Data shown ->
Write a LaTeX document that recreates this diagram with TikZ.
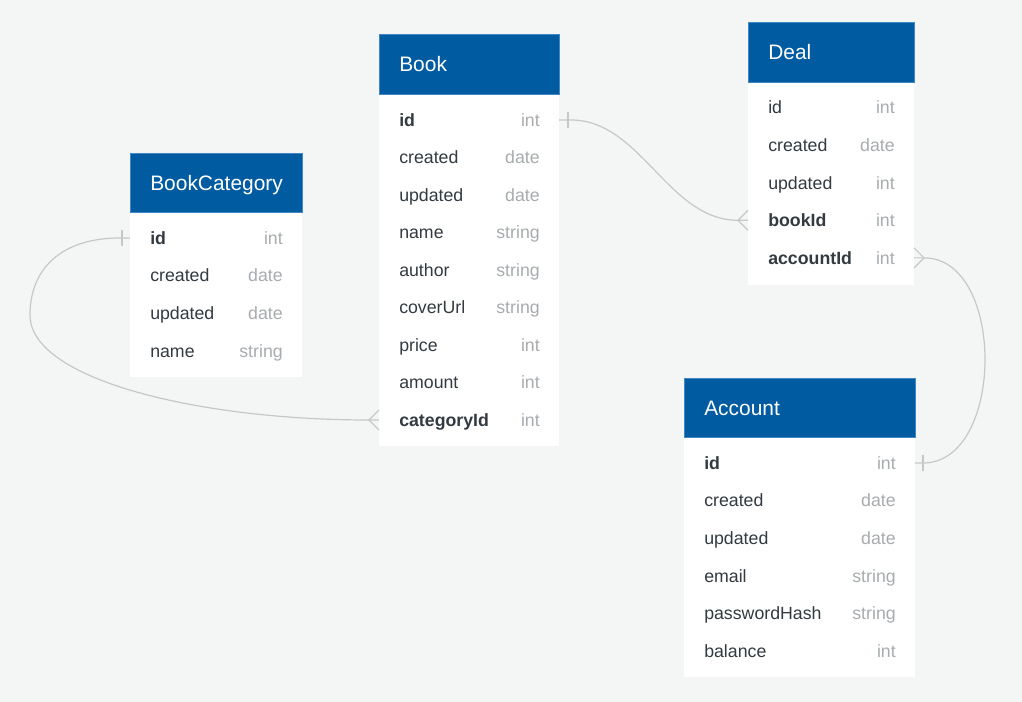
\documentclass[tikz,border=0pt]{standalone}
\usepackage{fontspec}
\setmainfont{Liberation Sans}
\usetikzlibrary{calc}

\definecolor{canvas}{HTML}{F4F6F6}
\definecolor{headblue}{HTML}{005BA1}
\definecolor{headedge}{HTML}{3F88C5}
\definecolor{fieldtxt}{HTML}{333A40}
\definecolor{typetxt}{HTML}{A8ACAF}
\definecolor{linkgray}{HTML}{C6C8C8}

\tikzset{
  head/.style={fill=headblue,draw=headedge,line width=0.6pt},
  title/.style={anchor=west,text=white,inner sep=0pt,text height=11.2pt,text depth=0pt,
    font=\fontsize{15.7}{18}\selectfont},
  fname/.style={anchor=west,text=fieldtxt,inner sep=0pt,text height=9.5pt,text depth=0pt,
    font=\fontsize{13.3}{16}\selectfont},
  ftype/.style={fname,anchor=east,text=typetxt},
  link/.style={draw=linkgray,line width=0.9pt},
}

\begin{document}
\begin{tikzpicture}[x=0.75pt,y=-0.75pt]
\fill[canvas] (0,0) rectangle (1022,702);

% BookCategory
\fill[white] (130,153) rectangle (302,377);
\draw[head] (130,153) rectangle (302,212);
\node[title] (bookcat) at (150,183) {BookCategory};
\coordinate (bookcat-l) at (130,153);
\coordinate (bookcat-r) at (302,153);
\foreach \f/\t [count=\i from 0] in {{\textbf{id}}/int,created/date,updated/date,name/string}{
  \node[fname] (bookcat-\i) at (150,{238+37.6*\i}) {\f};
  \node[ftype] at (283,{238+37.6*\i}) {\t};
}

% Book
\fill[white] (379,34) rectangle (559,446);
\draw[head] (379,34) rectangle (559,94);
\node[title] (book) at (399,64) {Book};
\coordinate (book-l) at (379,34);
\coordinate (book-r) at (559,34);
\foreach \f/\t [count=\i from 0] in {{\textbf{id}}/int,created/date,updated/date,name/string,
    author/string,coverUrl/string,price/int,amount/int,{\textbf{categoryId}}/int}{
  \node[fname] (book-\i) at (399,{120+37.5*\i}) {\f};
  \node[ftype] at (540,{120+37.5*\i}) {\t};
}

% Deal
\fill[white] (748,22) rectangle (914,285);
\draw[head] (748,22) rectangle (914,82);
\node[title] (deal) at (768,52) {Deal};
\coordinate (deal-l) at (748,22);
\coordinate (deal-r) at (914,22);
\foreach \f/\t [count=\i from 0] in {id/int,created/date,updated/int,
    {\textbf{bookId}}/int,{\textbf{accountId}}/int}{
  \node[fname] (deal-\i) at (768,{107.5+37.6*\i}) {\f};
  \node[ftype] at (895,{107.5+37.6*\i}) {\t};
}

% Account
\fill[white] (684,378) rectangle (915,677);
\draw[head] (684,378) rectangle (915,437);
\node[title] (account) at (704,408) {Account};
\coordinate (account-l) at (684,378);
\coordinate (account-r) at (915,378);
\foreach \f/\t [count=\i from 0] in {{\textbf{id}}/int,created/date,updated/date,
    email/string,passwordHash/string,balance/int}{
  \node[fname] (account-\i) at (704,{463+37.6*\i}) {\f};
  \node[ftype] at (896,{463+37.6*\i}) {\t};
}

% Book.id -> Deal.bookId
\coordinate (j1) at ($(deal-l |- deal-3)+(-10,0)$);
\draw[link] (book-r |- book-0) -- ++(12,0) .. controls +(70,0) and ($(j1)+(-70,0)$) .. (j1)
  -- (deal-l |- deal-3);
\draw[link] ($(book-r |- book-0)+(9,-8)$) -- ++(0,16);
\draw[link] ($(deal-l |- deal-3)+(0,-10)$) -- (j1) -- ($(deal-l |- deal-3)+(0,10)$);

% Deal.accountId -> Account.id
\coordinate (j2) at ($(deal-r |- deal-4)+(10,0)$);
\draw[link] (deal-r |- deal-4) -- (j2) .. controls +(82,0) and ($(account-r |- account-0)+(90,0)$)
  .. ($(account-r |- account-0)+(8,0)$) -- (account-r |- account-0);
\draw[link] ($(deal-r |- deal-4)+(0,-10)$) -- (j2) -- ($(deal-r |- deal-4)+(0,10)$);
\draw[link] ($(account-r |- account-0)+(8,-8)$) -- ++(0,16);

% BookCategory.id -> Book.categoryId
\coordinate (j3) at ($(book-l |- book-8)+(-10,0)$);
\coordinate (bend) at (30,315);
\draw[link] (bookcat-l |- bookcat-0) -- ++(-10,0) .. controls (60,238) and (30,270) .. (bend)
  .. controls (30,380) and (200,420) .. (j3) -- (book-l |- book-8);
\draw[link] ($(bookcat-l |- bookcat-0)+(-8,-8)$) -- ++(0,16);
\draw[link] ($(book-l |- book-8)+(0,-10)$) -- (j3) -- ($(book-l |- book-8)+(0,10)$);
\end{tikzpicture}
\end{document}
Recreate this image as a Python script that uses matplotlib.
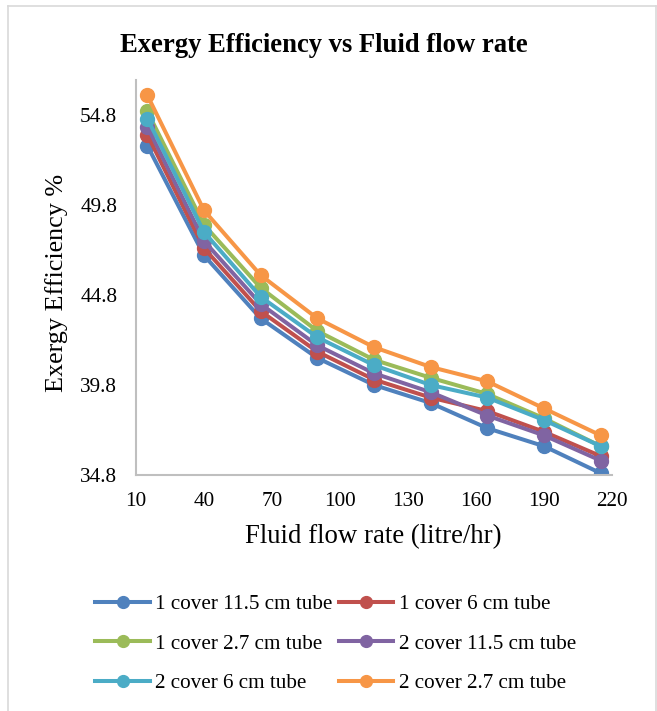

Required task ->
Give back exactly the lines from the top of the records to the line containing "(0,0) rectangle (1022,702);", both included, and no pictures.

Response ->
Write a LaTeX document that recreates this diagram with TikZ.
\documentclass[tikz,border=0pt]{standalone}
\usepackage{fontspec}
\setmainfont{Liberation Sans}
\usetikzlibrary{calc}

\definecolor{canvas}{HTML}{F4F6F6}
\definecolor{headblue}{HTML}{005BA1}
\definecolor{headedge}{HTML}{3F88C5}
\definecolor{fieldtxt}{HTML}{333A40}
\definecolor{typetxt}{HTML}{A8ACAF}
\definecolor{linkgray}{HTML}{C6C8C8}

\tikzset{
  head/.style={fill=headblue,draw=headedge,line width=0.6pt},
  title/.style={anchor=west,text=white,inner sep=0pt,text height=11.2pt,text depth=0pt,
    font=\fontsize{15.7}{18}\selectfont},
  fname/.style={anchor=west,text=fieldtxt,inner sep=0pt,text height=9.5pt,text depth=0pt,
    font=\fontsize{13.3}{16}\selectfont},
  ftype/.style={fname,anchor=east,text=typetxt},
  link/.style={draw=linkgray,line width=0.9pt},
}

\begin{document}
\begin{tikzpicture}[x=0.75pt,y=-0.75pt]
\fill[canvas] (0,0) rectangle (1022,702);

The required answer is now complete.